-- Available data start --

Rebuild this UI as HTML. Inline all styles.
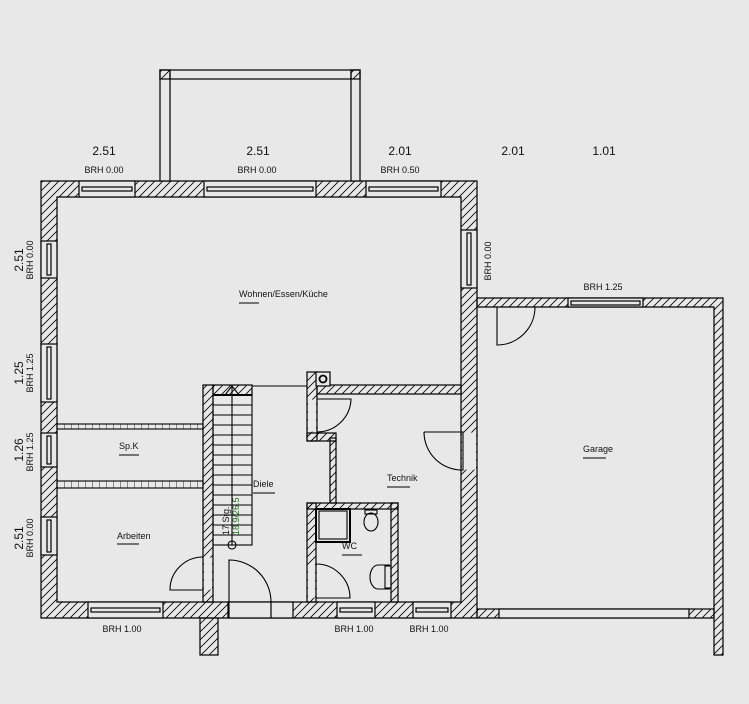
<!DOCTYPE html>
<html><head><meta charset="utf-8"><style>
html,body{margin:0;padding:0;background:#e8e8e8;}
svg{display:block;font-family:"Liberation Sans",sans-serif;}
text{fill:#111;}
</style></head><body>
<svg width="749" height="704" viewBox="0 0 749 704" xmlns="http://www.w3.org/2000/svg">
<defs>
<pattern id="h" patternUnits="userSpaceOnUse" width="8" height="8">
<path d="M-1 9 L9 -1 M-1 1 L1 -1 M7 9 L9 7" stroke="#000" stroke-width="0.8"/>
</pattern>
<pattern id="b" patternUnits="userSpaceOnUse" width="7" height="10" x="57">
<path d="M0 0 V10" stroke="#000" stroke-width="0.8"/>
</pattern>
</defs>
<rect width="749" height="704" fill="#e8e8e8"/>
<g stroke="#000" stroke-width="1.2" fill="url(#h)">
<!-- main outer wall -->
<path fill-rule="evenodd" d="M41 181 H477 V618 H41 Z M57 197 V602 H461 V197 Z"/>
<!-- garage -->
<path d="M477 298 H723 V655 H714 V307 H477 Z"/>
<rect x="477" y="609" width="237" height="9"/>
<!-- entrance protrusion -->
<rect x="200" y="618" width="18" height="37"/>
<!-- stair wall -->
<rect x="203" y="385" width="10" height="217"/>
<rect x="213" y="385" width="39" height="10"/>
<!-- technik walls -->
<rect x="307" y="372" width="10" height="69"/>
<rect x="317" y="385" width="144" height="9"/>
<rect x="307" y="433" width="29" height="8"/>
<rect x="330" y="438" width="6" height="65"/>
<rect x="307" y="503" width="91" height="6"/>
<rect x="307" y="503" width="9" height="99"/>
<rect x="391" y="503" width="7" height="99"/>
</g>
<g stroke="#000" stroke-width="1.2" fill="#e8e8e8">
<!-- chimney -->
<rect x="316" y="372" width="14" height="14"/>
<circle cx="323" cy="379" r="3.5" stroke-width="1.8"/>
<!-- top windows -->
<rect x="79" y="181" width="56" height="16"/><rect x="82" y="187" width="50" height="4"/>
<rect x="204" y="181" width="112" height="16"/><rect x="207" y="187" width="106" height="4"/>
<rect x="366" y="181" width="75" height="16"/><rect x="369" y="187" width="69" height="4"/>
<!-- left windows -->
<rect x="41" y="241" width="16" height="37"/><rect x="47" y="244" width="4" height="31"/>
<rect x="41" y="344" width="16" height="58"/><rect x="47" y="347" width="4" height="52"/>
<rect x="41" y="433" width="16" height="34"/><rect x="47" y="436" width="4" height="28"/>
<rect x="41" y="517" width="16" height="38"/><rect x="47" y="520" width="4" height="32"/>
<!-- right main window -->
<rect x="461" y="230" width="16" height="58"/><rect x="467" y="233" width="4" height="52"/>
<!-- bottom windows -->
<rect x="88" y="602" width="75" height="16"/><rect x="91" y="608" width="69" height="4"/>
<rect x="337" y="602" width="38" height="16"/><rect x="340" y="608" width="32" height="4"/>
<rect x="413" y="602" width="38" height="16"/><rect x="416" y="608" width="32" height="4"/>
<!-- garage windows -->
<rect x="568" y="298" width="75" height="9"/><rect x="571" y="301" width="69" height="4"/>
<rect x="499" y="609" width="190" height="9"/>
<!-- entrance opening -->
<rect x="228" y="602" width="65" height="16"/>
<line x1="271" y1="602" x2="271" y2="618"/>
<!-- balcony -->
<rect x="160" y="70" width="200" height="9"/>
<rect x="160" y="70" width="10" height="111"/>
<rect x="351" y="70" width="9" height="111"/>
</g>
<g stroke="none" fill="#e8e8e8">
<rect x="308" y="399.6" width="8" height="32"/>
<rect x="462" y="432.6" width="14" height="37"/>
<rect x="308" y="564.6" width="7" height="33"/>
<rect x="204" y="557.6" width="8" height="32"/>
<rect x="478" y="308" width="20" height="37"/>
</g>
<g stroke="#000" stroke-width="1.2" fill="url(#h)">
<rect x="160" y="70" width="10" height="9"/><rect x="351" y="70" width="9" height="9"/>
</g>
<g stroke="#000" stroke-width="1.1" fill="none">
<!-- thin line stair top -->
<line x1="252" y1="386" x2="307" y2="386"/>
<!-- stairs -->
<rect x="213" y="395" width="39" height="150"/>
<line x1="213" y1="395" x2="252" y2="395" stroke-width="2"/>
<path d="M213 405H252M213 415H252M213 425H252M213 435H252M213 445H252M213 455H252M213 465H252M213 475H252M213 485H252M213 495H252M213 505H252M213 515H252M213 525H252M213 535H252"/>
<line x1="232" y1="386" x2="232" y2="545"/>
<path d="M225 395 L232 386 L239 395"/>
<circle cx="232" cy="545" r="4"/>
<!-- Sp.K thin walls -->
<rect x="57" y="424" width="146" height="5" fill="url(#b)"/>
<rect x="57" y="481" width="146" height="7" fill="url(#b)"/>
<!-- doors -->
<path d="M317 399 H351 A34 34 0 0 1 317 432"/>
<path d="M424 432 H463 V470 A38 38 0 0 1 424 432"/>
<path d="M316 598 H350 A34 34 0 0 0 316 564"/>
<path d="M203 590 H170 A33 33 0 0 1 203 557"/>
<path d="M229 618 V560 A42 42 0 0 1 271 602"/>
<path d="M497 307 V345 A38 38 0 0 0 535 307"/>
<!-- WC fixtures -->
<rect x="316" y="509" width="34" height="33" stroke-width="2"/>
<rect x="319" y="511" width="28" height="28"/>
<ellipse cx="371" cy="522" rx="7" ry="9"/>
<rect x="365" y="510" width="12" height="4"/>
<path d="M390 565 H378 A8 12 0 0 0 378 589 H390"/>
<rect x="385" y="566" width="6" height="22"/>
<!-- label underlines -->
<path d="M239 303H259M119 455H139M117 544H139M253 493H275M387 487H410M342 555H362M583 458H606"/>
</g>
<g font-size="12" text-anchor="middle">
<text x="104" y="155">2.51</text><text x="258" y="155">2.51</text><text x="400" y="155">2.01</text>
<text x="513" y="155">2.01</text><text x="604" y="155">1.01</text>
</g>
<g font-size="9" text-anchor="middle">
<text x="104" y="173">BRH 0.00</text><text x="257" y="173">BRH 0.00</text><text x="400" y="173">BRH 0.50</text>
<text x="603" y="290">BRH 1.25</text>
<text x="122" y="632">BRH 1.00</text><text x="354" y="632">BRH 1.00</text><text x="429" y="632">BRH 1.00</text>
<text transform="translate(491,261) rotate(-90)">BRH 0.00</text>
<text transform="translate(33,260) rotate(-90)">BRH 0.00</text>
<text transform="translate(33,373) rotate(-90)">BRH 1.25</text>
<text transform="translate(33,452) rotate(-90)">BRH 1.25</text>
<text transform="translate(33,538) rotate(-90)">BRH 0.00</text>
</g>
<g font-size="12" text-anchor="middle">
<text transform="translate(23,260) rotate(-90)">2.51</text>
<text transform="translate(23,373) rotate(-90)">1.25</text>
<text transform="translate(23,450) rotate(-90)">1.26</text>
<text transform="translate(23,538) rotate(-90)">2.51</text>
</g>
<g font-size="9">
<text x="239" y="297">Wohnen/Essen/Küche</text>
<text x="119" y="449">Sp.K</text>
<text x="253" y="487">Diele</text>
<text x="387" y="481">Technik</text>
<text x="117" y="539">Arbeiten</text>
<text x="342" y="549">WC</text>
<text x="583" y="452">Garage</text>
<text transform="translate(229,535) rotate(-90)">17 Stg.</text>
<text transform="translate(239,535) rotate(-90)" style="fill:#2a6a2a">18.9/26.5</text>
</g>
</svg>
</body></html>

-- Available data end --

Required work: Write the listing out a second time exactly, dropping all images.

Answer to this problem:
Rebuild this UI as HTML. Inline all styles.
<!DOCTYPE html>
<html><head><meta charset="utf-8"><style>
html,body{margin:0;padding:0;background:#e8e8e8;}
svg{display:block;font-family:"Liberation Sans",sans-serif;}
text{fill:#111;}
</style></head><body>
<svg width="749" height="704" viewBox="0 0 749 704" xmlns="http://www.w3.org/2000/svg">
<defs>
<pattern id="h" patternUnits="userSpaceOnUse" width="8" height="8">
<path d="M-1 9 L9 -1 M-1 1 L1 -1 M7 9 L9 7" stroke="#000" stroke-width="0.8"/>
</pattern>
<pattern id="b" patternUnits="userSpaceOnUse" width="7" height="10" x="57">
<path d="M0 0 V10" stroke="#000" stroke-width="0.8"/>
</pattern>
</defs>
<rect width="749" height="704" fill="#e8e8e8"/>
<g stroke="#000" stroke-width="1.2" fill="url(#h)">
<!-- main outer wall -->
<path fill-rule="evenodd" d="M41 181 H477 V618 H41 Z M57 197 V602 H461 V197 Z"/>
<!-- garage -->
<path d="M477 298 H723 V655 H714 V307 H477 Z"/>
<rect x="477" y="609" width="237" height="9"/>
<!-- entrance protrusion -->
<rect x="200" y="618" width="18" height="37"/>
<!-- stair wall -->
<rect x="203" y="385" width="10" height="217"/>
<rect x="213" y="385" width="39" height="10"/>
<!-- technik walls -->
<rect x="307" y="372" width="10" height="69"/>
<rect x="317" y="385" width="144" height="9"/>
<rect x="307" y="433" width="29" height="8"/>
<rect x="330" y="438" width="6" height="65"/>
<rect x="307" y="503" width="91" height="6"/>
<rect x="307" y="503" width="9" height="99"/>
<rect x="391" y="503" width="7" height="99"/>
</g>
<g stroke="#000" stroke-width="1.2" fill="#e8e8e8">
<!-- chimney -->
<rect x="316" y="372" width="14" height="14"/>
<circle cx="323" cy="379" r="3.5" stroke-width="1.8"/>
<!-- top windows -->
<rect x="79" y="181" width="56" height="16"/><rect x="82" y="187" width="50" height="4"/>
<rect x="204" y="181" width="112" height="16"/><rect x="207" y="187" width="106" height="4"/>
<rect x="366" y="181" width="75" height="16"/><rect x="369" y="187" width="69" height="4"/>
<!-- left windows -->
<rect x="41" y="241" width="16" height="37"/><rect x="47" y="244" width="4" height="31"/>
<rect x="41" y="344" width="16" height="58"/><rect x="47" y="347" width="4" height="52"/>
<rect x="41" y="433" width="16" height="34"/><rect x="47" y="436" width="4" height="28"/>
<rect x="41" y="517" width="16" height="38"/><rect x="47" y="520" width="4" height="32"/>
<!-- right main window -->
<rect x="461" y="230" width="16" height="58"/><rect x="467" y="233" width="4" height="52"/>
<!-- bottom windows -->
<rect x="88" y="602" width="75" height="16"/><rect x="91" y="608" width="69" height="4"/>
<rect x="337" y="602" width="38" height="16"/><rect x="340" y="608" width="32" height="4"/>
<rect x="413" y="602" width="38" height="16"/><rect x="416" y="608" width="32" height="4"/>
<!-- garage windows -->
<rect x="568" y="298" width="75" height="9"/><rect x="571" y="301" width="69" height="4"/>
<rect x="499" y="609" width="190" height="9"/>
<!-- entrance opening -->
<rect x="228" y="602" width="65" height="16"/>
<line x1="271" y1="602" x2="271" y2="618"/>
<!-- balcony -->
<rect x="160" y="70" width="200" height="9"/>
<rect x="160" y="70" width="10" height="111"/>
<rect x="351" y="70" width="9" height="111"/>
</g>
<g stroke="none" fill="#e8e8e8">
<rect x="308" y="399.6" width="8" height="32"/>
<rect x="462" y="432.6" width="14" height="37"/>
<rect x="308" y="564.6" width="7" height="33"/>
<rect x="204" y="557.6" width="8" height="32"/>
<rect x="478" y="308" width="20" height="37"/>
</g>
<g stroke="#000" stroke-width="1.2" fill="url(#h)">
<rect x="160" y="70" width="10" height="9"/><rect x="351" y="70" width="9" height="9"/>
</g>
<g stroke="#000" stroke-width="1.1" fill="none">
<!-- thin line stair top -->
<line x1="252" y1="386" x2="307" y2="386"/>
<!-- stairs -->
<rect x="213" y="395" width="39" height="150"/>
<line x1="213" y1="395" x2="252" y2="395" stroke-width="2"/>
<path d="M213 405H252M213 415H252M213 425H252M213 435H252M213 445H252M213 455H252M213 465H252M213 475H252M213 485H252M213 495H252M213 505H252M213 515H252M213 525H252M213 535H252"/>
<line x1="232" y1="386" x2="232" y2="545"/>
<path d="M225 395 L232 386 L239 395"/>
<circle cx="232" cy="545" r="4"/>
<!-- Sp.K thin walls -->
<rect x="57" y="424" width="146" height="5" fill="url(#b)"/>
<rect x="57" y="481" width="146" height="7" fill="url(#b)"/>
<!-- doors -->
<path d="M317 399 H351 A34 34 0 0 1 317 432"/>
<path d="M424 432 H463 V470 A38 38 0 0 1 424 432"/>
<path d="M316 598 H350 A34 34 0 0 0 316 564"/>
<path d="M203 590 H170 A33 33 0 0 1 203 557"/>
<path d="M229 618 V560 A42 42 0 0 1 271 602"/>
<path d="M497 307 V345 A38 38 0 0 0 535 307"/>
<!-- WC fixtures -->
<rect x="316" y="509" width="34" height="33" stroke-width="2"/>
<rect x="319" y="511" width="28" height="28"/>
<ellipse cx="371" cy="522" rx="7" ry="9"/>
<rect x="365" y="510" width="12" height="4"/>
<path d="M390 565 H378 A8 12 0 0 0 378 589 H390"/>
<rect x="385" y="566" width="6" height="22"/>
<!-- label underlines -->
<path d="M239 303H259M119 455H139M117 544H139M253 493H275M387 487H410M342 555H362M583 458H606"/>
</g>
<g font-size="12" text-anchor="middle">
<text x="104" y="155">2.51</text><text x="258" y="155">2.51</text><text x="400" y="155">2.01</text>
<text x="513" y="155">2.01</text><text x="604" y="155">1.01</text>
</g>
<g font-size="9" text-anchor="middle">
<text x="104" y="173">BRH 0.00</text><text x="257" y="173">BRH 0.00</text><text x="400" y="173">BRH 0.50</text>
<text x="603" y="290">BRH 1.25</text>
<text x="122" y="632">BRH 1.00</text><text x="354" y="632">BRH 1.00</text><text x="429" y="632">BRH 1.00</text>
<text transform="translate(491,261) rotate(-90)">BRH 0.00</text>
<text transform="translate(33,260) rotate(-90)">BRH 0.00</text>
<text transform="translate(33,373) rotate(-90)">BRH 1.25</text>
<text transform="translate(33,452) rotate(-90)">BRH 1.25</text>
<text transform="translate(33,538) rotate(-90)">BRH 0.00</text>
</g>
<g font-size="12" text-anchor="middle">
<text transform="translate(23,260) rotate(-90)">2.51</text>
<text transform="translate(23,373) rotate(-90)">1.25</text>
<text transform="translate(23,450) rotate(-90)">1.26</text>
<text transform="translate(23,538) rotate(-90)">2.51</text>
</g>
<g font-size="9">
<text x="239" y="297">Wohnen/Essen/Küche</text>
<text x="119" y="449">Sp.K</text>
<text x="253" y="487">Diele</text>
<text x="387" y="481">Technik</text>
<text x="117" y="539">Arbeiten</text>
<text x="342" y="549">WC</text>
<text x="583" y="452">Garage</text>
<text transform="translate(229,535) rotate(-90)">17 Stg.</text>
<text transform="translate(239,535) rotate(-90)" style="fill:#2a6a2a">18.9/26.5</text>
</g>
</svg>
</body></html>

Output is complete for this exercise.